Banks is invested in his own best practices to keep his students actively learning and discussing math concepts. In the spring he found a website called whiteboard.fi that allows his students to work on a problem while he watches “over their shoulders” and then engages them in discussions, sometimes in Zoom breakout rooms. “That is the core of my class,” he says. “We are talking about math every single day.”

He also takes the time to get to know his students and make sure they know each other. He does icebreaker games, calls them at home and recently, when he got a new keyboard, he played them a song.

Banks says that as a mentor teacher, his role is to “guide and inspire” a group of partner teachers who work more closely with groups of 25 or 30 students. Collaborating on lesson planning, he says, is helpful for everyone’s professional development.

“Hundreds of teachers from across the country are all teaching the same content as you. And you know, the way that one person thinks about a math problem is not the way that someone else thinks about a math problem.” He says being able to talk over strategies “can create ideas and generate just like a fresh electric energy around being able to teach kids at a high level.”

As far as remote teaching goes, NSSI’s offerings resemble what some better-resourced private schools were doing in the spring. Together, the mentor and partner teachers are teaching nearly four hours of classes a day this summer. NSSI has partnered with the nonprofit Biobus for science instruction and the National Dance Institute for movement classes.

Many public schools with lower-income students, by contrast, offered only a minimum of real-time instruction this past spring. A recent survey of 474 school districts by the American Institutes for Research showed that high-poverty districts generally had lower expectations for how long students should be spending on schoolwork each day. Elementary schools were less likely to offer live classes taught by the student’s own teacher. And students in high-poverty schools were more likely to be reviewing material rather than learning something new.

Sarah Evrard’s daughter Lillian is going into fourth grade at a Catholic school in Milwaukee and is taking summer school classes now with NSSI. Evrard says that in the spring, Lillian and her classmates “would have Zoom meetings with their teachers daily and then they would pick up a packet at school, which was their work for the week.” She says the school avoided doing a lot of real-time instruction because some children were sharing devices with siblings, and some families were working during the day and had to oversee schoolwork in the evenings. “But the piece that for us felt was kind of missing was that one-on-one teacher interaction.”

She says that’s exactly what they’re getting with NSSI, and her daughter loves it. “She was not exactly thrilled when I told her she was signing up for summer school,” Evrard says, but now Lillian is being challenged and engaged, and she’s meeting kids from all over the country.

Ian Rowe says his organization is hoping to team up with schools around the country in the fall. He says school systems can either pick their own local superstar teachers to be mentors, or they can use the initiative’s teachers and lessons. Local teachers can then network with others around the country and get feedback on their online performance in a way that didn’t necessarily happen this past semester.
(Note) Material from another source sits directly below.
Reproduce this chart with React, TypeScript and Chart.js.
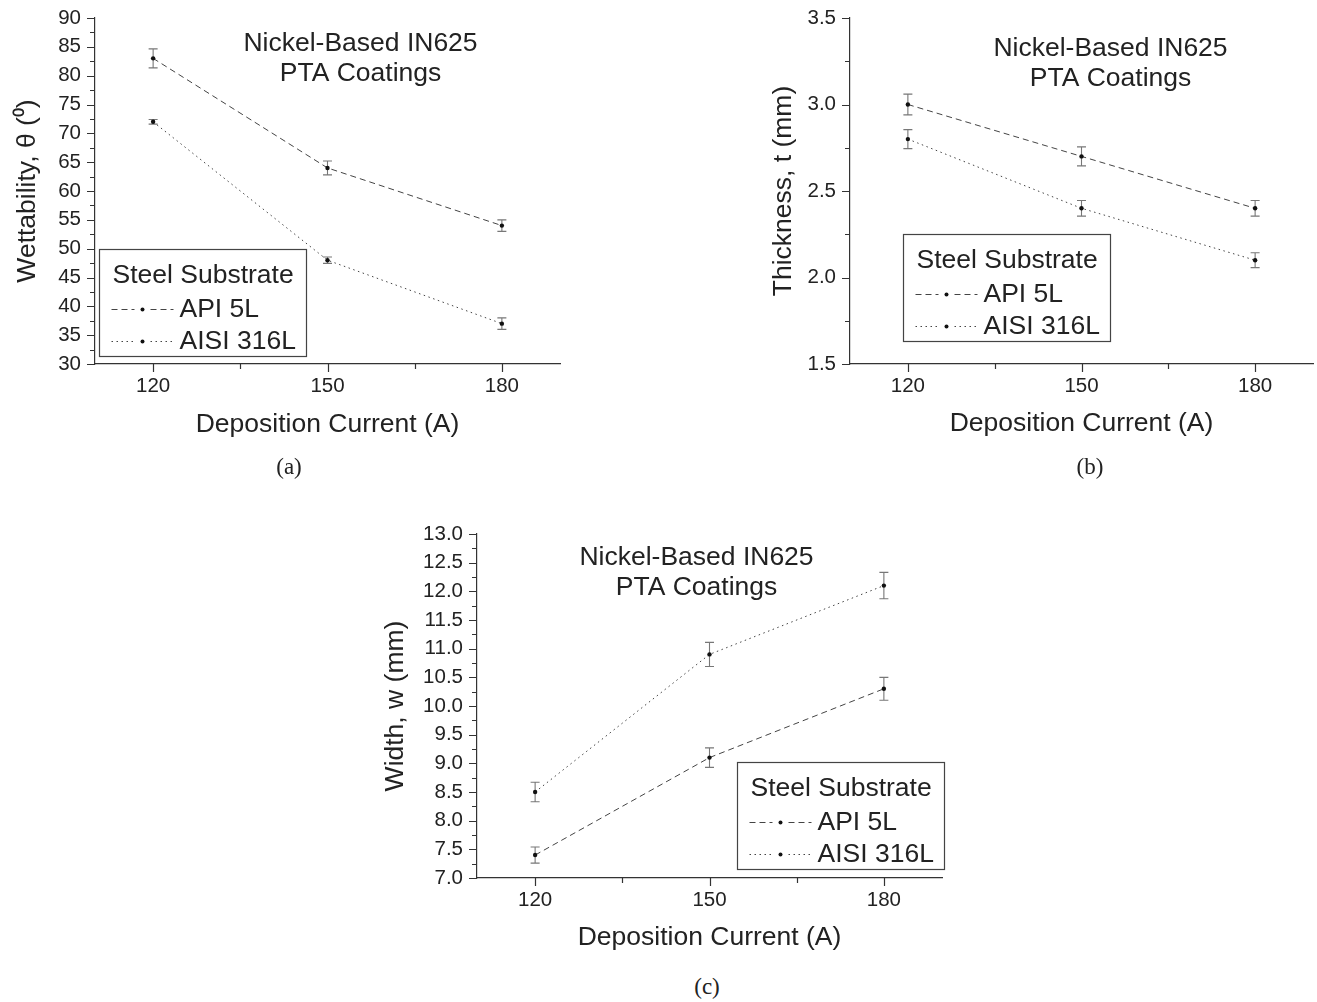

“Frankly, we were all thrust into remote learning in the spring. And, you know, not everyone was ready for that,” Rowe says. “Now I think we’ve learned a lot about what elements can work and we’re trying to be a resource on that front.”

But some are concerned that this program may be overpromising. For one, the equity issues that interfere with some families being able to take part in real-time instruction — including some of Lillian Evrard’s classmates — aren’t going anywhere. Many districts are still working on getting devices and Wi-Fi to all students amid widespread budget cuts. And while NSSI won’t necessarily cost districts money, the organization is not providing computers or an Internet connection.

And then there’s the pedagogy. Many high-performing charter school networks that are associated with NSSI, like Achievement First and Ascend Learning, have been criticized in the past for an approach to teaching that is overly scripted and standardized and that emphasizes high test scores above all. This “no-excuses” model has been falling out of favor in recent years.

Justin Reich is a researcher in education technology at the Massachusetts Institute of Technology. He has been working with districts and listening to students and teachers to help reimagine instruction this fall. He says he’d prefer to see each district give teachers the time, training and empowerment to plan online teaching right, rather than rushing for a prefabricated solution.

“I think adequate turnkey instruction may be possible,” Reich says. “I don’t think it’s responsible to promise excellent turnkey curriculum and training.”

However, Reich acknowledges that with so many districts scrambling to plan remote learning this fall, NSSI may be on to something. He says simply putting a lot of talented teachers together and giving them training and a clear direction “can, in lots of cases, be way better than having every school and district figure these things out on their own.”

It’s almost August. Many districts may be grateful for an out-of-the box solution — in both senses of the phrase.